TARGETS
28. In its 2002 annual report, the Home Office listed
a Public Service Agreement target to increase the number of failed
asylum seekers removed from the country to 30,000 by March 2003.
However, when the Home Secretary gave evidence to us in September
2002, he told us that the 30,000 target had been "massively
overambitious" and that he would "set a new target
that is realistic over and above the 12,000 we expect to remove
this year".[23]
The Home Office has not subsequently published a revised numerical
target. In response to a Parliamentary Question in March 2003
asking when a target figure for removals will be announced, the
Government replied that:
The Public Service Agreement in 2003-04 remains the
same as in the Public Service Agreement 2000, i.e. to enforce
the immigration laws more effectively by removing a greater proportion
of failed asylum seekers.[24]
In March, the Home Office published the Technical
Notes which provide definitions for the targets. According to
this document, the removal target "will be met if the proportion
of refused asylum seekers (including dependants) removed in [
... ] 2005-06 is greater than those removed in [ ... ] 2002-03".[25]
29. Some witnesses argued that targets are not a
helpful means by which to address the issue of removals.
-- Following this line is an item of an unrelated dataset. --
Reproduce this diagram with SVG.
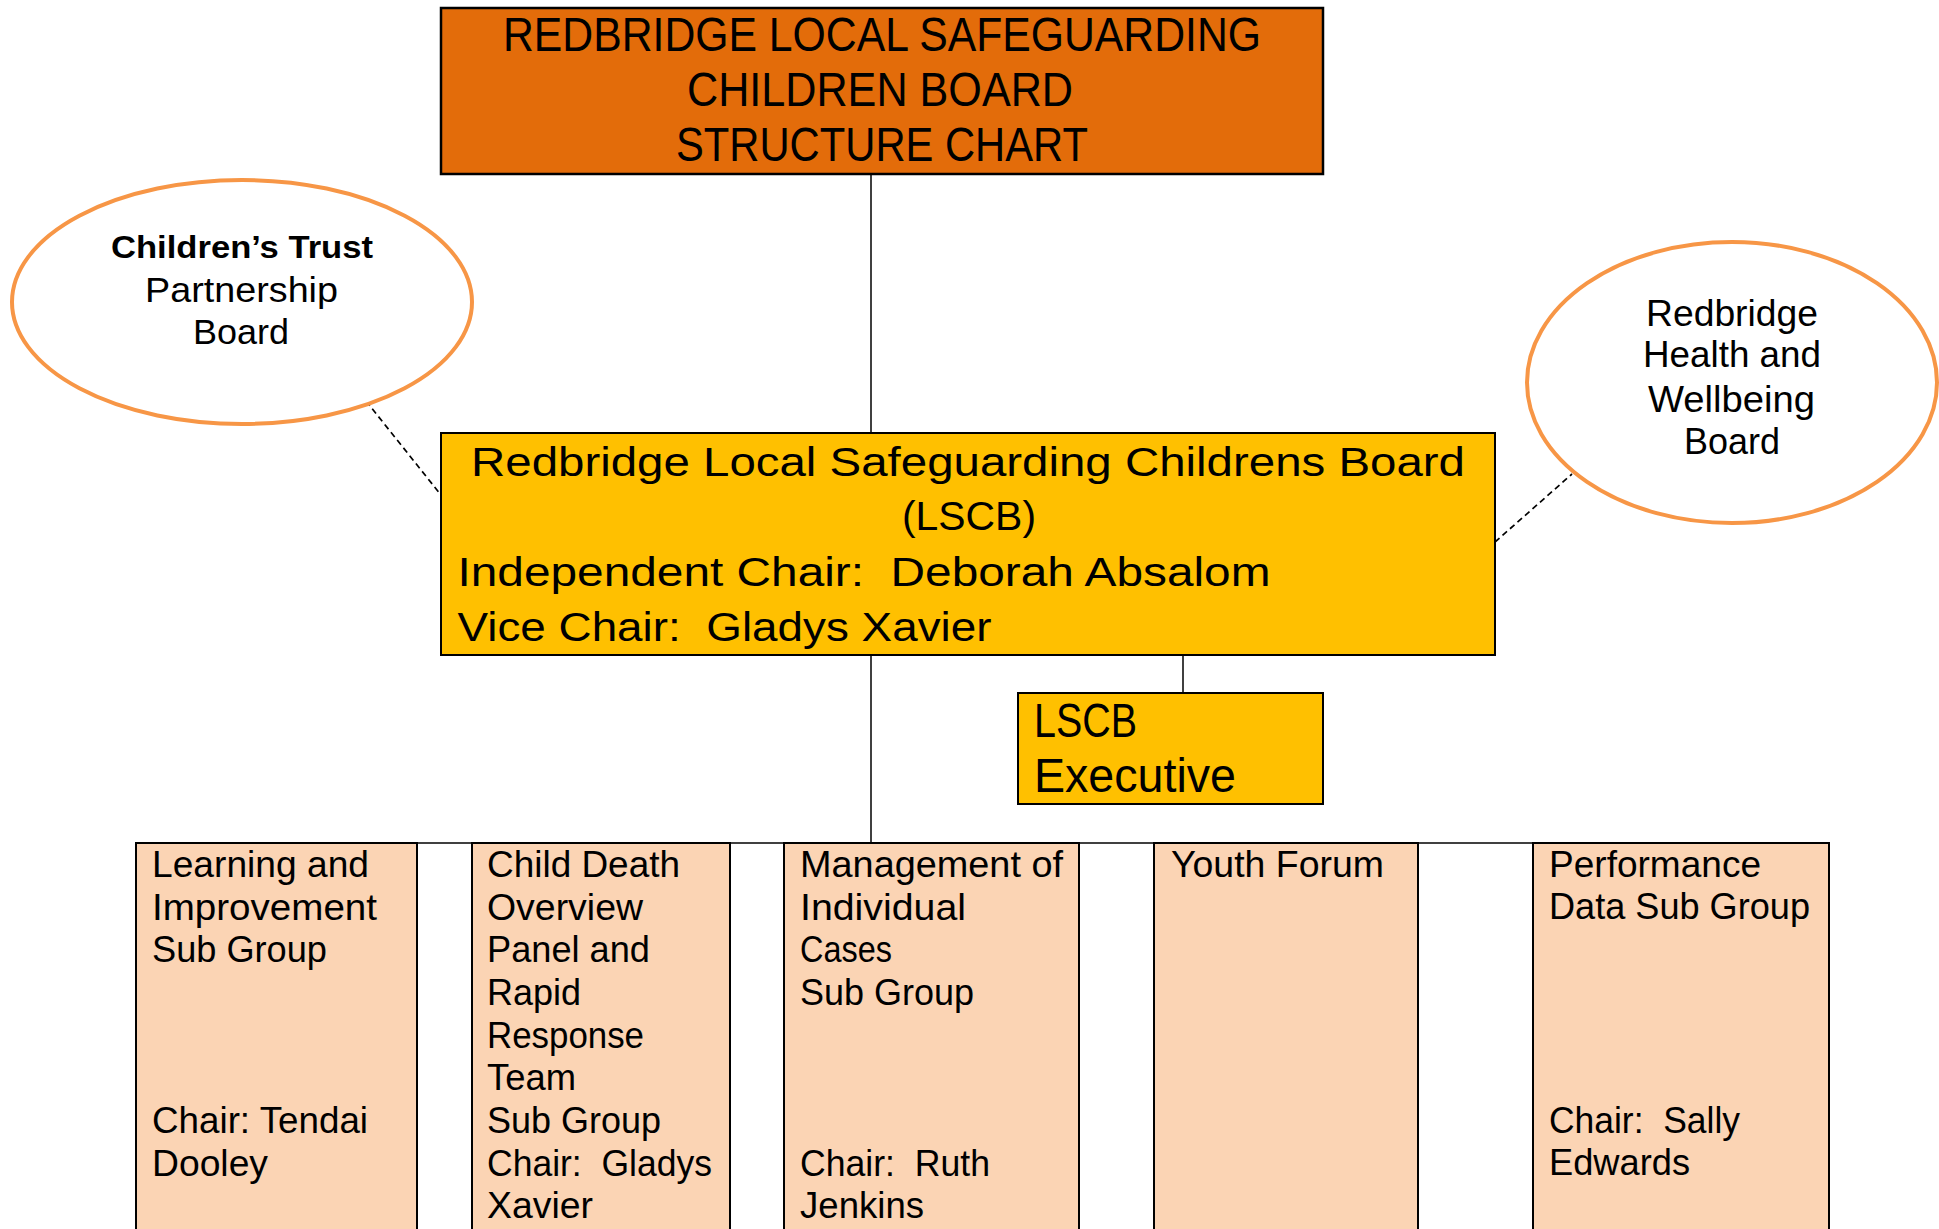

The Law
Society told us of its concern that:
unrealistic targets will increase the pressure on
the relevant agencies to remove people as quickly as possible.
This will only increase the risk of people with legal status to
remain in this country being wrongly removed.[26]
Likewise, the Public and Commercial Services Union,
which represents the majority of staff in the Immigration and
Nationality Department, stated that its members "view removal
targets as somewhat arbitrary and the numerical objectives that
they produce as lacking in credibility".[27]
30. It is also argued that numerical targets are
insensitive to the changing global conditions which dictate migration
flows. The Immigration Advisory Service asserted that "in
view of fluctuating figures of asylum applications and grant of
status (very much depending on the profile of asylum seekers which
in turn depends on the situation in countries which generate asylum
seekers) it is better, in our view, not to have numerical targets".[28]
31. Responding to these criticisms, the Minister
of State acknowledged that "when targets become ends in themselves
then perhaps [ ... ] they can be counter-productive", but
they "do provide a goal for people which helps to shape decision-making
and practice and performance as people try to meet that target".[29]
32. We deprecate the setting of wholly unrealistic
targets which serve only to arouse false expectations and which
can only prove demoralising for all concerned. We are at a loss
to understand the basis for the belief that a target of 30,000
removals a year was achievable, and ministerial pronouncements
on the subject are obscure. It is surely not too much to expect
that, if it is thought necessary to set targets for removals,
they should be rational and achievable.